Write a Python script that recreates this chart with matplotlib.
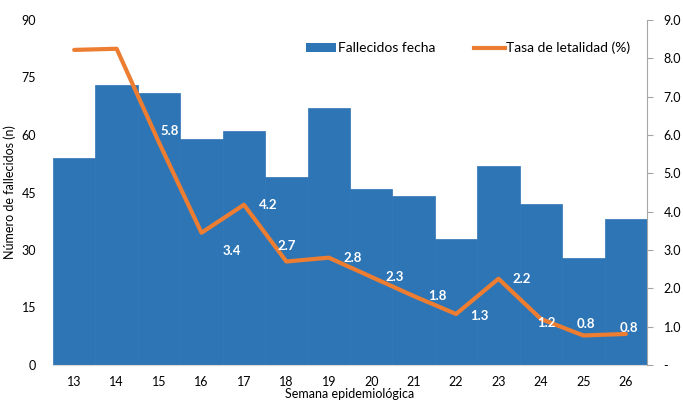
import matplotlib
matplotlib.use('Agg')
import matplotlib.pyplot as plt
from matplotlib.ticker import FuncFormatter
from matplotlib.patches import Patch
from matplotlib.lines import Line2D

plt.rcParams['font.family'] = ['Lato', 'DejaVu Sans']

semanas = [13, 14, 15, 16, 17, 18, 19, 20, 21, 22, 23, 24, 25, 26]
fallecidos = [54, 73, 71, 59, 61, 49, 67, 46, 44, 33, 52, 42, 28, 38]
letalidad = [8.22, 8.25, 5.8, 3.45, 4.18, 2.7, 2.8, 2.3, 1.8, 1.33, 2.25, 1.2, 0.77, 0.81]
etiquetas = [None, None, '5.8', '3.4', '4.2', '2.7', '2.8', '2.3', '1.8', '1.3', '2.2', '1.2', '0.8', '0.8']
# desplazamiento de cada etiqueta (px)
offsets = [None, None, (11, 12), (30, -18), (24, 0), (0, 16), (24, 0), (23, 0),
           (24, 0), (23, -2), (23, 0), (5, -4), (3, 11), (3, 6)]

blue = '#2E75B6'
orange = '#ED7D31'

fig = plt.figure(figsize=(6.83, 4.0), dpi=100)
ax = fig.add_axes([53/683, 35/400, (647-53)/683, (365-20)/400])
x = list(range(len(semanas)))
ax.bar(x, fallecidos, width=1.0, color=blue, edgecolor=blue, linewidth=0.5)
ax.set_xlim(-0.5, len(semanas) - 0.5)
ax.set_ylim(0, 90)
ax.set_yticks(range(0, 91, 15))
ax.set_xticks(x)
ax.set_xticklabels([str(s) for s in semanas])
ax.tick_params(axis='both', length=0, labelsize=9, colors='black')
ax.tick_params(axis='x', pad=8)
ax.tick_params(axis='y', pad=12)
for s in ['top', 'right', 'left']:
    ax.spines[s].set_visible(False)
ax.spines['bottom'].set_color('#D9D9D9')
ax.set_ylabel('Número de fallecidos (n)', fontsize=9, labelpad=4)
ax.set_xlabel('Semana epidemiológica', fontsize=9, labelpad=0)

ax2 = ax.twinx()
ax2.plot(x, letalidad, color=orange, linewidth=3, solid_capstyle='round')
ax2.set_ylim(0, 9)
ax2.set_yticks(range(0, 10))
ax2.yaxis.set_major_formatter(FuncFormatter(lambda v, p: '-' if v == 0 else f'{v:.1f}'))
ax2.tick_params(axis='y', direction='out', length=4, color='#A6A6A6', labelsize=9, pad=8)
for s in ['top', 'left', 'bottom']:
    ax2.spines[s].set_visible(False)
ax2.spines['right'].set_color('#A6A6A6')

for i, lab in enumerate(etiquetas):
    if lab is None:
        continue
    dx, dy = offsets[i]
    ax2.annotate(lab, (x[i], letalidad[i]), xytext=(dx * 0.72, dy * 0.72),
                 textcoords='offset points', ha='center', va='center',
                 color='white', fontsize=9.5, fontweight='bold')

handles = [Patch(facecolor=blue, label='Fallecidos fecha'),
           Line2D([0], [0], color=orange, linewidth=3, label='Tasa de letalidad (%)')]
fig.legend(handles=handles, loc='center', bbox_to_anchor=(468/683, 1 - 48/400), ncol=2,
           frameon=False, fontsize=10, handlelength=2.2, handleheight=0.6,
           handletextpad=0.1, columnspacing=2.8)

fig.savefig('out.png', dpi=100)
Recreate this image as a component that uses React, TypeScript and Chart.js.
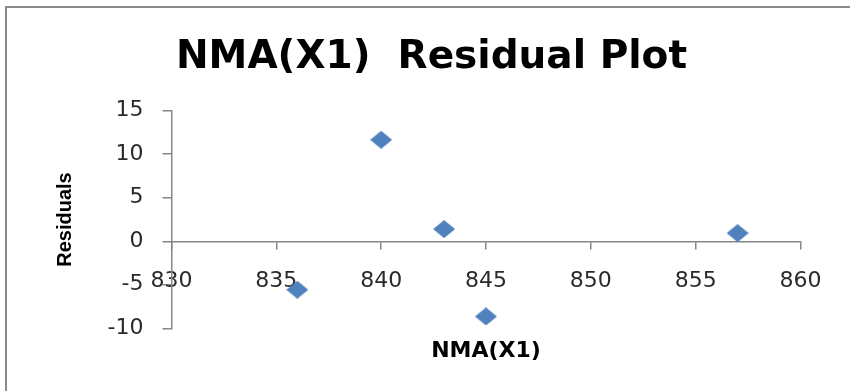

Instructions to follow: Reproduce the records above from their first line to the line bearing "orange = '#ED7D31'", both ends included, leaving every picture out.

Output:
Write a Python script that recreates this chart with matplotlib.
import matplotlib
matplotlib.use('Agg')
import matplotlib.pyplot as plt
from matplotlib.ticker import FuncFormatter
from matplotlib.patches import Patch
from matplotlib.lines import Line2D

plt.rcParams['font.family'] = ['Lato', 'DejaVu Sans']

semanas = [13, 14, 15, 16, 17, 18, 19, 20, 21, 22, 23, 24, 25, 26]
fallecidos = [54, 73, 71, 59, 61, 49, 67, 46, 44, 33, 52, 42, 28, 38]
letalidad = [8.22, 8.25, 5.8, 3.45, 4.18, 2.7, 2.8, 2.3, 1.8, 1.33, 2.25, 1.2, 0.77, 0.81]
etiquetas = [None, None, '5.8', '3.4', '4.2', '2.7', '2.8', '2.3', '1.8', '1.3', '2.2', '1.2', '0.8', '0.8']
# desplazamiento de cada etiqueta (px)
offsets = [None, None, (11, 12), (30, -18), (24, 0), (0, 16), (24, 0), (23, 0),
           (24, 0), (23, -2), (23, 0), (5, -4), (3, 11), (3, 6)]

blue = '#2E75B6'
orange = '#ED7D31'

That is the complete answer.